Atmosphere Theme Report
Australia State of the Environment Report 2001 (Theme Report)
Lead Author: Dr Peter Manins, Environmental Consulting and Research Unit, CSIRO Atmospheric Research, Authors
Published by CSIRO on behalf of the Department of the Environment and Heritage, 2001
ISBN 0 643 06746 9
Climate Variability and Change (continued)
Average aerosol loading [A Indicator 1.19]
Aerosol (especially sulfate aerosol generated by human activities) increases the effective albedo or reflectivity of the planet. In this way, aerosol can partly offset the global warming likely to result from the increase in greenhouse gases due to human activity. Global climate models also simulate reduced warming under enhanced greenhouse conditions if they incorporate aerosols (IPCC 1996). Because of Australia's low population and relative isolation in the Southern Hemisphere, the aerosol loading as a result of industry is relatively small and concentrated near major industrial towns. However, there is significant aerosol generated by annual burning in tropical Australia and by wind-blown dust in the arid zone during summer. Sea-salt is also a significant source of aerosol in Australia (Ayers et al. 1999).
A time series of atmospheric aerosol measurements obtained from CSIRO field sites in Northern Territory and South Australia during 1999 and 2000 exhibits peaks in late spring, coinciding with maximum burning in the north, and with surface and wind conditions conducive to dust transport in the arid zone (Figure 34). The reduction in solar radiance that reaches the surface as a result of the amount of aerosol (i.e. the plotted aerosol optical depth) follows an exponential relationship (e.g. an optical depth of 1 reduces the radiance reaching the surface to 37% of its value at the top of the atmosphere).
Figure 34: Aerosol optical depth-time series obtained from a tropical site and an arid site.
The tropical site is Lake Argyle in the Kimberley region of Western Australia and the arid site is at Tinga Tingana in the Strzelecki Desert, South Australia.

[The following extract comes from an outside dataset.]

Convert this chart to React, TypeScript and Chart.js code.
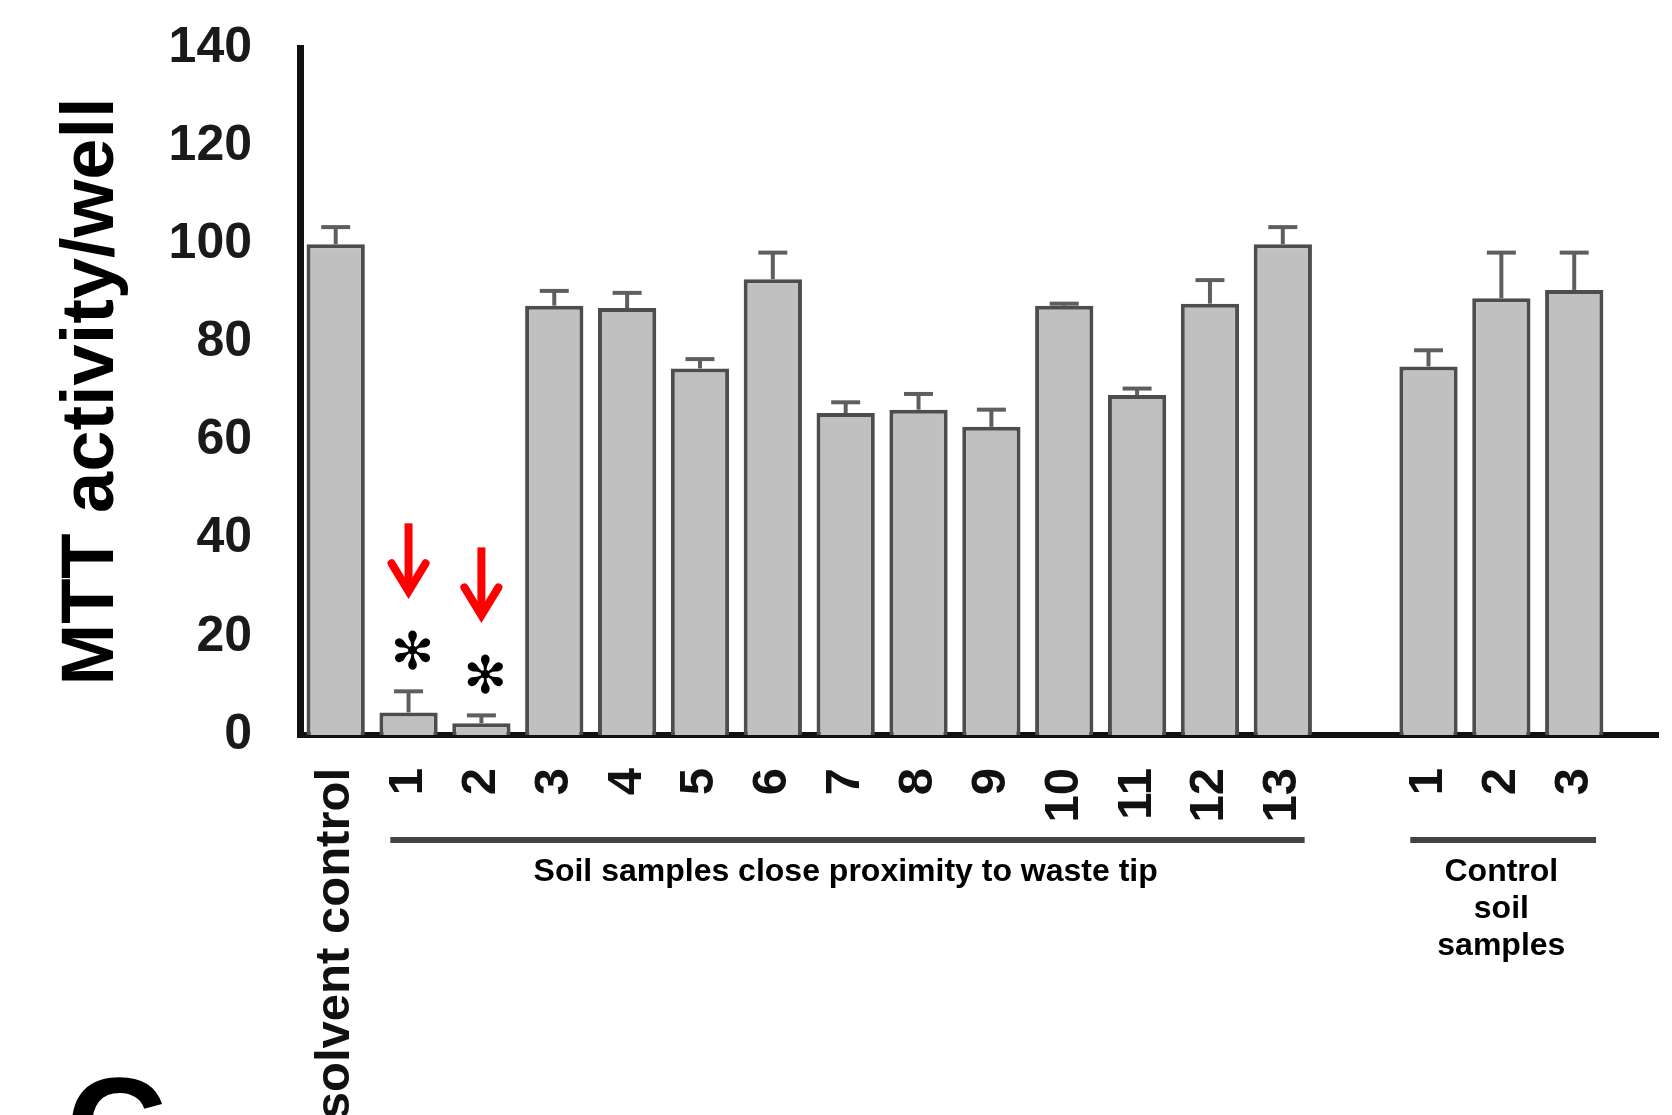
import React, { useEffect, useRef } from 'react';
import { Chart, registerables } from 'chart.js';

Chart.register(...registerables);

// ---- data ----
const categories = ['solvent control', '1', '2', '3', '4', '5', '6', '7', '8', '9', '10', '11', '12', '13', '1', '2', '3'];
const positions = [0, 1, 2, 3, 4, 5, 6, 7, 8, 9, 10, 11, 12, 13, 15, 16, 17];
const values = [100, 4.6, 2.4, 87.5, 87.0, 74.7, 92.9, 65.6, 66.3, 62.8, 87.5, 69.3, 87.9, 100, 75.1, 89.0, 90.7];
const errors = [3.5, 4.3, 1.6, 3.0, 3.1, 1.9, 5.4, 2.2, 3.2, 3.5, 0.4, 1.3, 4.8, 3.5, 3.3, 9.3, 7.6];
const yTickValues = [0, 20, 40, 60, 80, 100, 120, 140];
const yTitle = 'MTT activity/well';
const groupLines = [['Soil samples close proximity to waste tip'], ['Control', 'soil', 'samples']];
const groupFirst = [1, 14];
const groupLast = [13, 16];
const markedBars = [1, 2];
const markSymbol = '✻';
const panelLetter = 'C';

const FONT = '"Liberation Sans", Arial, sans-serif';

const annotationPlugin = {
  id: 'annotations',
  afterDatasetsDraw(chart: any) {
    const ctx = chart.ctx;
    const xs = chart.scales.x;
    const ys = chart.scales.y;
    ctx.save();
    // error bars (upper only)
    ctx.strokeStyle = '#5e5e5e';
    ctx.lineWidth = 4;
    ctx.lineCap = 'butt';
    positions.forEach((p, i) => {
      const x = xs.getPixelForValue(p);
      const yTop = ys.getPixelForValue(values[i]);
      const yErr = ys.getPixelForValue(values[i] + errors[i]);
      ctx.beginPath();
      ctx.moveTo(x, yTop);
      ctx.lineTo(x, yErr);
      ctx.stroke();
      ctx.beginPath();
      ctx.moveTo(x - 14.5, yErr);
      ctx.lineTo(x + 14.5, yErr);
      ctx.stroke();
    });
    ctx.restore();
  },
  afterDraw(chart: any) {
    const ctx = chart.ctx;
    const xs = chart.scales.x;
    const ys = chart.scales.y;
    const area = chart.chartArea;
    ctx.save();
    // significance marks and arrows
    markedBars.forEach((i) => {
      const x = xs.getPixelForValue(positions[i]);
      const yErr = ys.getPixelForValue(values[i] + errors[i]);
      const starY = yErr - 36;
      ctx.fillStyle = '#000';
      ctx.font = `52px "DejaVu Sans"`;
      ctx.textAlign = 'center';
      ctx.textBaseline = 'middle';
      ctx.fillText(markSymbol, x + 4, starY);
      const tip = starY - 58;
      ctx.strokeStyle = '#ff0000';
      ctx.lineWidth = 8;
      ctx.lineCap = 'butt';
      ctx.beginPath();
      ctx.moveTo(x, tip - 74);
      ctx.lineTo(x, tip - 6);
      ctx.stroke();
      ctx.lineCap = 'round';
      ctx.lineJoin = 'miter';
      ctx.beginPath();
      ctx.moveTo(x - 17, tip - 34);
      ctx.lineTo(x, tip - 6);
      ctx.lineTo(x + 17, tip - 34);
      ctx.stroke();
    });
    // group brackets and labels
    const lineY = area.bottom + 105;
    groupLines.forEach((lines, g) => {
      const x1 = xs.getPixelForValue(positions[groupFirst[g]] - 0.25);
      const x2 = xs.getPixelForValue(positions[groupLast[g]] + 0.3);
      ctx.fillStyle = '#444';
      ctx.fillRect(x1, lineY - 3, x2 - x1, 6);
      const cx = (xs.getPixelForValue(positions[groupFirst[g]]) + xs.getPixelForValue(positions[groupLast[g]])) / 2;
      ctx.fillStyle = '#000';
      ctx.font = `bold 32px ${FONT}`;
      ctx.textAlign = 'center';
      ctx.textBaseline = 'alphabetic';
      lines.forEach((t, k) => {
        ctx.fillText(t, cx, lineY + 41 + k * 37);
      });
    });
    // panel letter (cut off at bottom edge)
    ctx.fillStyle = '#000';
    ctx.font = `bold 140px ${FONT}`;
    ctx.textAlign = 'left';
    ctx.textBaseline = 'alphabetic';
    ctx.fillText(panelLetter, 66, chart.height + 60);
    ctx.restore();
  },
};

export default function App() {
  const ref = useRef<HTMLCanvasElement | null>(null);
  useEffect(() => {
    if (!ref.current) return;
    const chart = new Chart(ref.current, {
      type: 'bar',
      data: {
        datasets: [
          {
            data: positions.map((p, i) => ({ x: p, y: values[i] })),
            backgroundColor: '#c0c0c0',
            borderColor: '#4d4d4d',
            borderWidth: 4,
            barPercentage: 0.8,
            categoryPercentage: 1,
          },
        ],
      },
      options: {
        responsive: false,
        animation: false,
        devicePixelRatio: 1,
        layout: { padding: { top: 48, right: 14, left: 0, bottom: 0 } },
        plugins: { legend: { display: false }, tooltip: { enabled: false } },
        scales: {
          x: {
            type: 'linear',
            offset: false,
            min: -0.49,
            max: 18.15,
            grid: { display: false, drawTicks: false, offset: false },
            border: { display: true, color: '#111', width: 6 },
            afterBuildTicks: (scale: any) => {
              scale.ticks = positions.map((v) => ({ value: v }));
            },
            afterFit: (scale: any) => {
              scale.height = 380;
              scale.paddingLeft = 0;
              scale.paddingRight = 0;
              scale.paddingTop = 0;
              scale.paddingBottom = 0;
            },
            ticks: {
              autoSkip: false,
              minRotation: 90,
              maxRotation: 90,
              padding: 33,
              color: '#111',
              font: { family: FONT, size: 49, weight: 'bold' },
              callback: (_v: any, index: number) => categories[index],
            },
          },
          y: {
            type: 'linear',
            min: 0,
            max: 140,
            grid: { display: false, drawTicks: false },
            border: { display: true, color: '#111', width: 7 },
            afterBuildTicks: (scale: any) => {
              scale.ticks = yTickValues.map((v) => ({ value: v }));
            },
            afterFit: (scale: any) => {
              scale.width = 300;
              scale.paddingLeft = 0;
              scale.paddingRight = 0;
              scale.paddingTop = 0;
              scale.paddingBottom = 0;
            },
            ticks: {
              padding: 48,
              color: '#1a1a1a',
              font: { family: FONT, size: 50, weight: 'bold' },
            },
            title: {
              display: true,
              text: yTitle,
              color: '#000',
              font: { family: FONT, size: 74, weight: 'bold', lineHeight: 1 },
              padding: { top: 56, bottom: 0 },
            },
          },
        },
      },
      plugins: [annotationPlugin],
    } as any);
    return () => chart.destroy();
  }, []);
  return (
    <canvas
      ref={ref}
      width={1672}
      height={1115}
      style={{ position: 'fixed', left: 0, top: 0, width: 1672, height: 1115, background: '#fff' }}
    />
  );
}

Source: CSIRO Atmospheric Research
Continental-scale high-quality aerosol measurements are required to validate climate model simulations. Although older satellite systems such as the Advanced Very High Resolution Radiometer are able to measure only aerosol over the oceans, newer satellite sensors are capable of obtaining aerosol data over land. Surface stations operated by the BoM and CSIRO will contribute to validation of satellite aerosol retrievals and generation of aerosol climatologies over land.